Nearly all equities participated in the rally; in fact, 80% of the companies that comprise the S&P 500® Index appreciated in value during the quarter. Although the rally in equities was broad, the risk trade was definitely beneficial during the first quarter of 2012. Growth equities outperformed their value counterparts. The Utilities sector, traditionally defensive, was the worst performing sector during the quarter posting a -1.51% return. More aggressive sectors like financials and technology posted strong returns (22.29% and 21.69% respectively) over the same period.

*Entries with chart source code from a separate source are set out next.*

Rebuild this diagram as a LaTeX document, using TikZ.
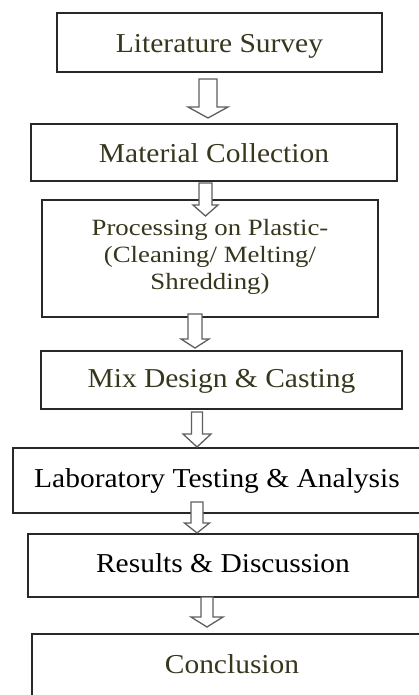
\documentclass[tikz,border=0pt]{standalone}
\usepackage{fontspec}
\setmainfont{Liberation Serif}
\newfontfamily\stepfont[FakeStretch=1.08]{Liberation Serif}
\newfontfamily\widestepfont[FakeStretch=1.15]{Liberation Serif}
\usetikzlibrary{calc}
\definecolor{olivetext}{RGB}{55,55,30}
\definecolor{boxline}{RGB}{40,40,40}
\definecolor{arrowline}{RGB}{95,95,95}

% hollow block arrow between two named points:
% #1 start, #2 tip, #3 shaft half width, #4 head half width, #5 head length
\newcommand\blockarrow[5]{%
  \draw[hollowarrow] let \p1=(#1), \p2=(#2) in
    (\x1-#3,\y1) -- (\x1+#3,\y1) -- (\x1+#3,\y2+#5) -- (\x1+#4,\y2+#5)
    -- (\x2,\y2) -- (\x1-#4,\y2+#5) -- (\x1-#3,\y2+#5) -- cycle;}

\begin{document}
\begin{tikzpicture}[x=1pt,y=-1pt,
  stepbox/.style={draw=boxline, line width=1.5pt, fill=white, inner sep=0pt,
    font=\stepfont\fontsize{27.3}{33}\selectfont, text height=19.5pt, text depth=0pt},
  hollowarrow/.style={draw=arrowline, line width=1.3pt, fill=white, line join=miter}]
\useasboundingbox (0,0) rectangle (419,695);

% process steps
\node[stepbox, text=olivetext, minimum width=325pt, minimum height=59pt]
  (b1) at (219.5,42.5) {Literature Survey};
\node[stepbox, text=olivetext, minimum width=366pt, minimum height=57pt]
  (b2) at (214,152.5) {Material Collection};
\node[stepbox, text=olivetext, minimum width=336pt, minimum height=117pt,
  align=center, font=\widestepfont\fontsize{23.3}{27}\selectfont,
  text height=70pt, text depth=9pt]
  (b3) at (210,258.5) {Processing on Plastic-\\(Cleaning/ Melting/\\Shredding)};
\node[stepbox, text=olivetext, minimum width=361pt, minimum height=58pt, text depth=5pt]
  (b4) at (221.5,380) {Mix Design \& Casting};
\node[stepbox, text=black, minimum width=408pt, minimum height=65pt, text depth=6pt]
  (b5) at (217,480.5) {Laboratory Testing \& Analysis};
\node[stepbox, text=black, minimum width=390pt, minimum height=63pt, text depth=6pt]
  (b6) at (223,565.5) {Results \& Discussion};
\node[stepbox, text=olivetext, minimum width=400pt, minimum height=66pt, text depth=7pt]
  (b7) at (232,667) {Conclusion};

% arrow end points
\coordinate (a1s) at (208,79);   \coordinate (a1e) at (208,118);
\coordinate (a2s) at (205.5,183); \coordinate (a2e) at (205.5,216);
\coordinate (a3s) at (195,314);  \coordinate (a3e) at (195,348);
\coordinate (a4s) at (197,412);  \coordinate (a4e) at (197,447);
\coordinate (a5s) at (197,502);  \coordinate (a5e) at (197,533);
\coordinate (a6s) at (207,597);  \coordinate (a6e) at (207,627);

\blockarrow{a1s}{a1e}{9pt}{20pt}{11pt}
\blockarrow{a2s}{a2e}{6.5pt}{12.5pt}{11pt}
\blockarrow{a3s}{a3e}{7pt}{14pt}{9pt}
\blockarrow{a4s}{a4e}{5.5pt}{14pt}{13pt}
\blockarrow{a5s}{a5e}{6pt}{12.5pt}{10pt}
\blockarrow{a6s}{a6e}{6pt}{16pt}{10pt}
\end{tikzpicture}
\end{document}
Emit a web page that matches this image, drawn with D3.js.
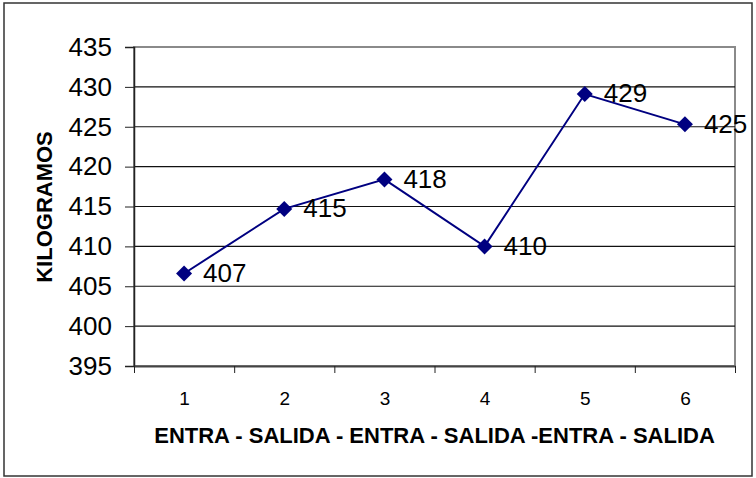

In general, foreign equities had a strong Q1 as well. The MSCI EAFE Index returned 10.86% and its emerging market counterpart, the MSCI Emerging Market Index, returned 13.65% during the quarter. The German DAX was one of the strongest foreign markets, returning 17.78%, while the Chinese Shanghai Composite was one of the weakest posting just 2.88% during the quarter.
Although riskier assets also performed best in the fixed income market, the bull market was not nearly as broad or robust. The BarCap US Aggregate Bond Index, a broad based fixed income index, scratched out a meager gain of 0.30% during the first quarter of 2012. During the quarter, risk and riskless fixed income assets provided significantly different returns.
Interest rates on high yield fixed income assets dropped from 7.71% to 6.93% on average. The drop in interest rates helped propel the BofAML US HY Master II Tr Index to a gain of 5.15% during the quarter. Conversely, yields on the 10 Yr US Treasuries rose from 1.87% to 2.22%. This rise in interest rates led to the BarCap US Government Index posting a -1.12% return during Q1 2012.
Indices are unmanaged and cannot be invested into directly. Past performance is no indication of future results.